* **GIVEN DATA**:
◇ ◇ ◇ ◇ ◇ ◇ ◇

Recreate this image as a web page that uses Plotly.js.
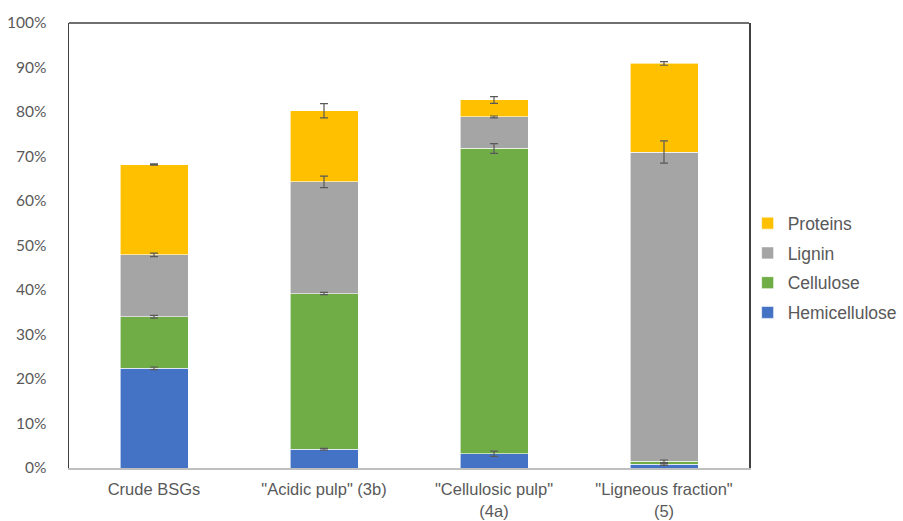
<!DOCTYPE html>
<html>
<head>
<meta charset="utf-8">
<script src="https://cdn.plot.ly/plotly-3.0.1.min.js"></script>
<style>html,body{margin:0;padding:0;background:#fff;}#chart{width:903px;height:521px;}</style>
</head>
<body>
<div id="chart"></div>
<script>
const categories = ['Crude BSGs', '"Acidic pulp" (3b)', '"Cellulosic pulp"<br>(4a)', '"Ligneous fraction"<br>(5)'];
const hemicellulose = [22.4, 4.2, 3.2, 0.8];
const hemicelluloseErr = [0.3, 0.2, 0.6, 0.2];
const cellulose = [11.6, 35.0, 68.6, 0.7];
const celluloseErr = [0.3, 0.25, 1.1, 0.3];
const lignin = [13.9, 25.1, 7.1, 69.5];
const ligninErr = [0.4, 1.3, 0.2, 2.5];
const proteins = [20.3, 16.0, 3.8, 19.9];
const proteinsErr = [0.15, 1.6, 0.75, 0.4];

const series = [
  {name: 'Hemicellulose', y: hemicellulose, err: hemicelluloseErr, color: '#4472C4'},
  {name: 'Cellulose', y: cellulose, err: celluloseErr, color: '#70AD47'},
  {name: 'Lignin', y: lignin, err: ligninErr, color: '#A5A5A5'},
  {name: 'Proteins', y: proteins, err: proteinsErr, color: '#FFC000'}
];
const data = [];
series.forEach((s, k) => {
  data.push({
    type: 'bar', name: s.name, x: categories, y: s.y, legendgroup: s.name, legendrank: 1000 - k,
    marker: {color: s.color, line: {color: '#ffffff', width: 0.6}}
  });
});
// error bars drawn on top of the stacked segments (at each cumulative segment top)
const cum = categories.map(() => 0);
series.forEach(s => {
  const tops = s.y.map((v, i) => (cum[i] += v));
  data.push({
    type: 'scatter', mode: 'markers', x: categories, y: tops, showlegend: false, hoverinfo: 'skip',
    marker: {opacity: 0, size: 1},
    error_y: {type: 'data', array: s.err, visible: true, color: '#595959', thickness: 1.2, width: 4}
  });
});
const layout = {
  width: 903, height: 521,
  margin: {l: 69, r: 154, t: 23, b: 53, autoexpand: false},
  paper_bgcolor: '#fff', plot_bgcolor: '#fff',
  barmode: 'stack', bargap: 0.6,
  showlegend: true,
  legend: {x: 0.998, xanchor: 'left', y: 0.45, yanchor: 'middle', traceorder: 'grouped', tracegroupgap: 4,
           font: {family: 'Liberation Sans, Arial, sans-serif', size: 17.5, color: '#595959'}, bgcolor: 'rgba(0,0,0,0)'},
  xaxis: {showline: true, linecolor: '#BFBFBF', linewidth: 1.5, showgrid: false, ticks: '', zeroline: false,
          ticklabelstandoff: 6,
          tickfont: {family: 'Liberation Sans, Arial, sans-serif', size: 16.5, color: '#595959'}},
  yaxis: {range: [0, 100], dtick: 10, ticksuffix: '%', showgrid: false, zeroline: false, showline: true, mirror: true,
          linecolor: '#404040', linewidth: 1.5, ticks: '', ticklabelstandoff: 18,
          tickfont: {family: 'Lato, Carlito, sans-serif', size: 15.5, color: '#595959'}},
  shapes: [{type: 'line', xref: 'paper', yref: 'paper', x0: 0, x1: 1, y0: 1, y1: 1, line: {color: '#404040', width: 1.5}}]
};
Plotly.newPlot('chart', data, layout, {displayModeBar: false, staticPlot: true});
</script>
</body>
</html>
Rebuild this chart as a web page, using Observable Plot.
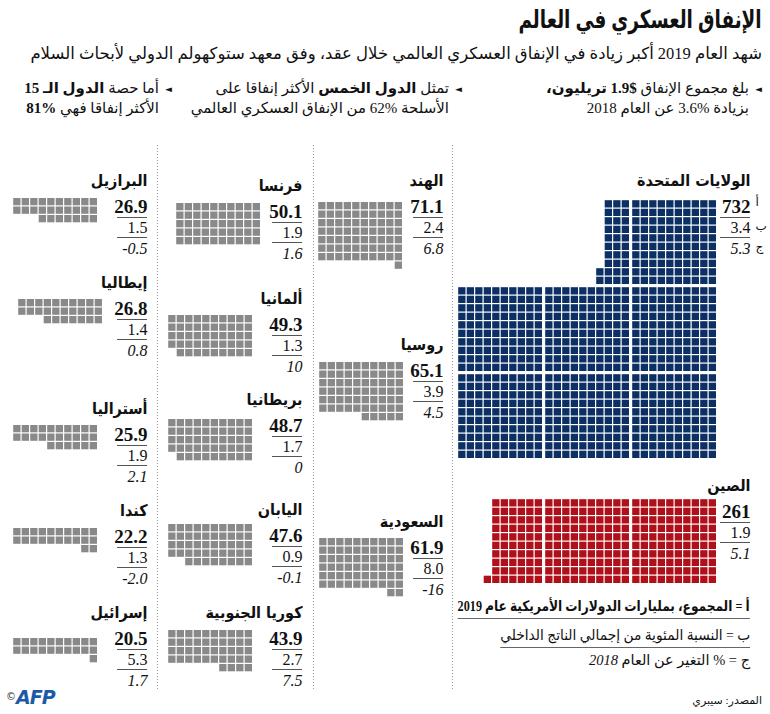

◇ ◇ ◇ ◇ ◇ ◇ ◇

* **GIVEN PROBLEM**: Each entry must be retyped word for word, with every image omitted.

* **EXPECTED OUTPUT**:
Recreate this image as a web page that uses Plotly.js.
<!DOCTYPE html>
<html>
<head>
<meta charset="utf-8">
<script src="https://cdn.plot.ly/plotly-3.0.1.min.js"></script>
<style>html,body{margin:0;padding:0;background:#fff;}#chart{width:903px;height:521px;}</style>
</head>
<body>
<div id="chart"></div>
<script>
const categories = ['Crude BSGs', '"Acidic pulp" (3b)', '"Cellulosic pulp"<br>(4a)', '"Ligneous fraction"<br>(5)'];
const hemicellulose = [22.4, 4.2, 3.2, 0.8];
const hemicelluloseErr = [0.3, 0.2, 0.6, 0.2];
const cellulose = [11.6, 35.0, 68.6, 0.7];
const celluloseErr = [0.3, 0.25, 1.1, 0.3];
const lignin = [13.9, 25.1, 7.1, 69.5];
const ligninErr = [0.4, 1.3, 0.2, 2.5];
const proteins = [20.3, 16.0, 3.8, 19.9];
const proteinsErr = [0.15, 1.6, 0.75, 0.4];

const series = [
  {name: 'Hemicellulose', y: hemicellulose, err: hemicelluloseErr, color: '#4472C4'},
  {name: 'Cellulose', y: cellulose, err: celluloseErr, color: '#70AD47'},
  {name: 'Lignin', y: lignin, err: ligninErr, color: '#A5A5A5'},
  {name: 'Proteins', y: proteins, err: proteinsErr, color: '#FFC000'}
];
const data = [];
series.forEach((s, k) => {
  data.push({
    type: 'bar', name: s.name, x: categories, y: s.y, legendgroup: s.name, legendrank: 1000 - k,
    marker: {color: s.color, line: {color: '#ffffff', width: 0.6}}
  });
});
// error bars drawn on top of the stacked segments (at each cumulative segment top)
const cum = categories.map(() => 0);
series.forEach(s => {
  const tops = s.y.map((v, i) => (cum[i] += v));
  data.push({
    type: 'scatter', mode: 'markers', x: categories, y: tops, showlegend: false, hoverinfo: 'skip',
    marker: {opacity: 0, size: 1},
    error_y: {type: 'data', array: s.err, visible: true, color: '#595959', thickness: 1.2, width: 4}
  });
});
const layout = {
  width: 903, height: 521,
  margin: {l: 69, r: 154, t: 23, b: 53, autoexpand: false},
  paper_bgcolor: '#fff', plot_bgcolor: '#fff',
  barmode: 'stack', bargap: 0.6,
  showlegend: true,
  legend: {x: 0.998, xanchor: 'left', y: 0.45, yanchor: 'middle', traceorder: 'grouped', tracegroupgap: 4,
           font: {family: 'Liberation Sans, Arial, sans-serif', size: 17.5, color: '#595959'}, bgcolor: 'rgba(0,0,0,0)'},
  xaxis: {showline: true, linecolor: '#BFBFBF', linewidth: 1.5, showgrid: false, ticks: '', zeroline: false,
          ticklabelstandoff: 6,
          tickfont: {family: 'Liberation Sans, Arial, sans-serif', size: 16.5, color: '#595959'}},
  yaxis: {range: [0, 100], dtick: 10, ticksuffix: '%', showgrid: false, zeroline: false, showline: true, mirror: true,
          linecolor: '#404040', linewidth: 1.5, ticks: '', ticklabelstandoff: 18,
          tickfont: {family: 'Lato, Carlito, sans-serif', size: 15.5, color: '#595959'}},
  shapes: [{type: 'line', xref: 'paper', yref: 'paper', x0: 0, x1: 1, y0: 1, y1: 1, line: {color: '#404040', width: 1.5}}]
};
Plotly.newPlot('chart', data, layout, {displayModeBar: false, staticPlot: true});
</script>
</body>
</html>
Rebuild this chart as a web page, using Observable Plot.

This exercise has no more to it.